Neues Lagebild: Phänomen Clankriminalität größer und gefährlicher als bislang bekannt
Jedes fünfte OK-Verfahren mit Clan-Bezug − Reul: Ein Teil der Clans spielt in der gleichen Liga wie die Mafia
Minister Herbert Reul hat das neue Lagebild „Clankriminalität in Nordrhein-Westfalen 2019“ vorgestellt.
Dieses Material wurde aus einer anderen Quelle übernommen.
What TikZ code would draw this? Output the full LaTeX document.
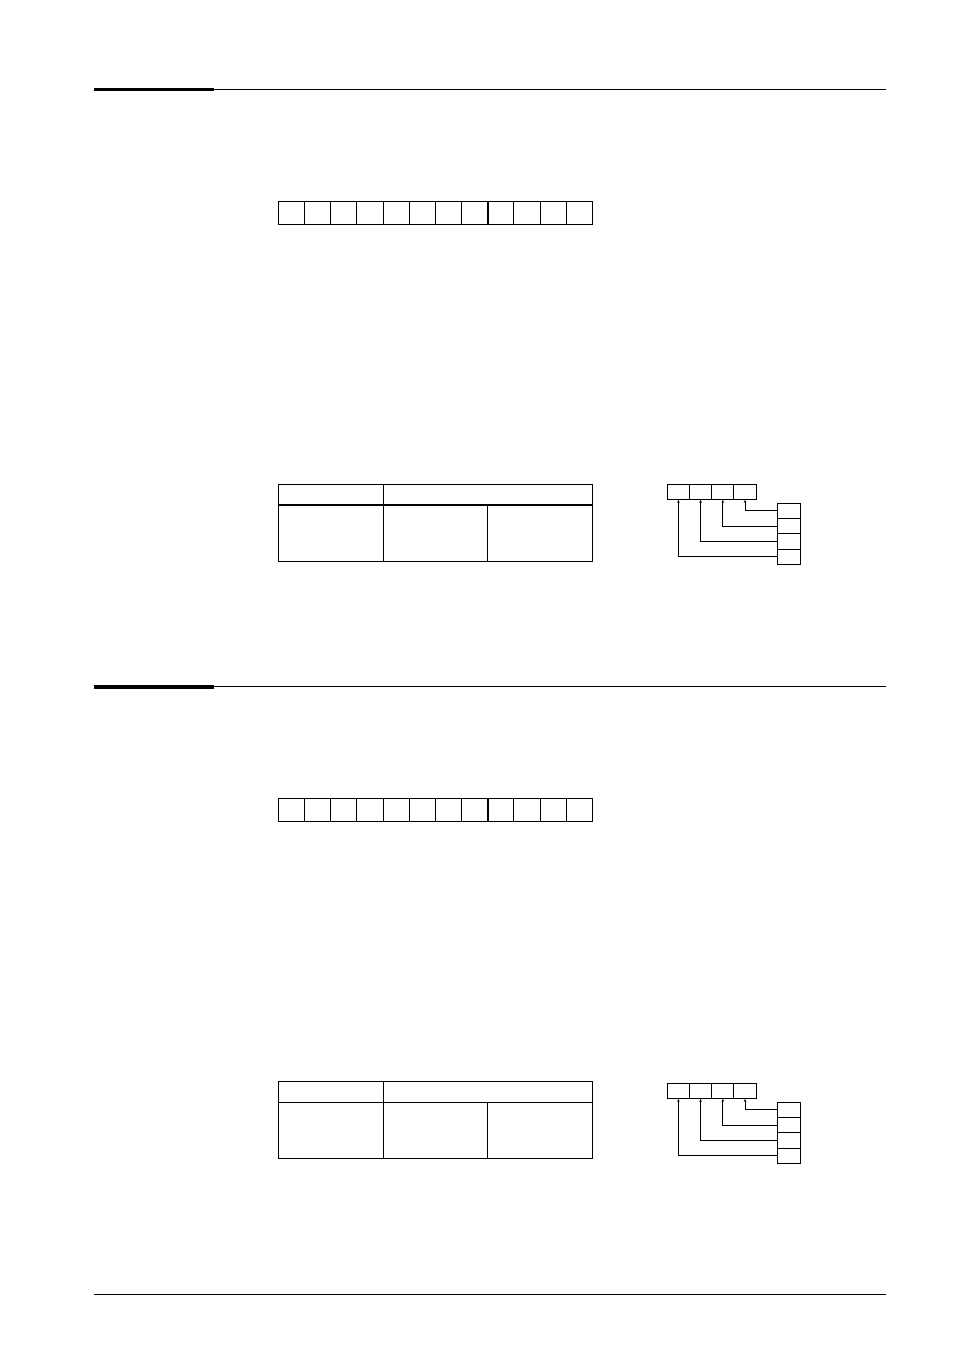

Minister Herbert Reul hat heute (17. August 2020) das neue Lagebild „Clankriminalität in Nordrhein-Westfalen 2019“ vorgestellt. Insgesamt verzeichnet die Analyse des Landeskriminalamtes für das vergangene Jahr 111 aktive Clans und rund 3.800 Tatverdächtige, die mehr als 6.100 Straftaten in Nordrhein-Westfalen begangen haben. „Wir haben es hier mit Kriminellen und Schwerkriminellen zu tun. Es geht unter anderem um Raub, Betrug und Organisierte Kriminalität. Das zeigt: Ein Teil der Clans spielt in der gleichen Liga wie die Mafia“, sagte der Minister.
Im vergangenen Jahr hatte das Landeskriminalamt Nordrhein-Westfalen als erste Behörde bundesweit ein Lagebild zum Phänomen Clankriminalität veröffentlicht. Auch wenn die Zahlen wegen methodischer Unterschiede nur eingeschränkt vergleichbar sind, verzeichnet die nordrhein-westfälische Polizei bereinigt einen Zuwachs von 12,7 Prozent bei den Straftaten und 13,4 Prozent bei den Tatverdächtigen gegenüber dem Vorjahr. „Je mehr wir ermitteln, desto mehr Licht bringen wir in das Dunkelfeld dieser Machenschaften. Die Steigerung der Zahlen deckt sich also mit unserer Erwartung“, so Reul.
Mehr noch als die Quantität wirft das neue Lagebild einen Blick auf die Qualität der Straftaten durch Mitglieder krimineller Clans. So fallen rund 32 Prozent aller begangenen Straftaten in die Kategorie „Rohheitsdelikte“. Das sind Körperverletzungen, Bedrohungen, Nötigungen bis hin zu versuchten Tötungsdelikten. Etwa 15 Prozent aller begangenen Straftaten sind Betrugsdelikte, 14 Prozent der Straftaten sind Verkehrsstraftaten, die neu in den clanspezifischen Tatbestandskatalog aufgenommen wurden, wie etwa Fahren ohne Führerschein, Unfallflucht oder die Gefährdung des Straßenverkehrs durch illegale Rennen. „Straftaten, die deutlich machen, wie wenig sich diese Leute um die grundlegenden Regeln unserer Gesellschaft scheren“, so Reul.
Ein besonderes Augenmerk legt die diesjährige Fortschreibung des Lagebilds auf den Bereich der Organisierten Kriminalität. Insgesamt haben das Landeskriminalamt und die Kreispolizeibehörden in Nordrhein-Westfalen im vergangenen Jahr 73 Ermittlungsverfahren in diesem Bereich geführt. In 15 dieser Verfahren spielten türkisch-arabischstämmige Clanfamilien die zentrale Rolle, also bei rund 20 Prozent. In elf dieser Verfahren drehte es sich um Rauschgift. „Wir sehen daran, wie breit die kriminellen Teile der Clanfamilien aufgestellt sind, und wie sehr sie hier in den vergangenen Jahrzehnten Fuß gefasst haben“, sagte Reul.
In den 15 Verfahren konnten insgesamt 478 Tatverdächtige identifiziert werden. Die Polizei nahm 35 Tatverdächtige vorläufig fest und erwirkte gegen 32 von ihnen Haftbefehle. In sieben Verfahren gelang es der Polizei, durch Finanzermittlungen den Tatertrag festzustellen: Insgesamt 6,4 Millionen Euro, von denen 1,4 Millionen Euro abgeschöpft werden konnten. Die Polizei konnte außerdem drei Kilogramm Heroin, fast fünf Kilogramm Kokain und 28 Kilogramm Marihuana sicherstellen. 16 hauptverantwortliche Tatverdächtige wurden zu Haftstrafen von zwei bis zehn Jahren verurteilt. „Wir dringen langsam in die Tiefe vor. Und das ist wirklich nicht leicht, weil kriminelle Clans eine verschworene Gemeinschaft sind, an die sie nicht so einfach rankommen“, so der Minister.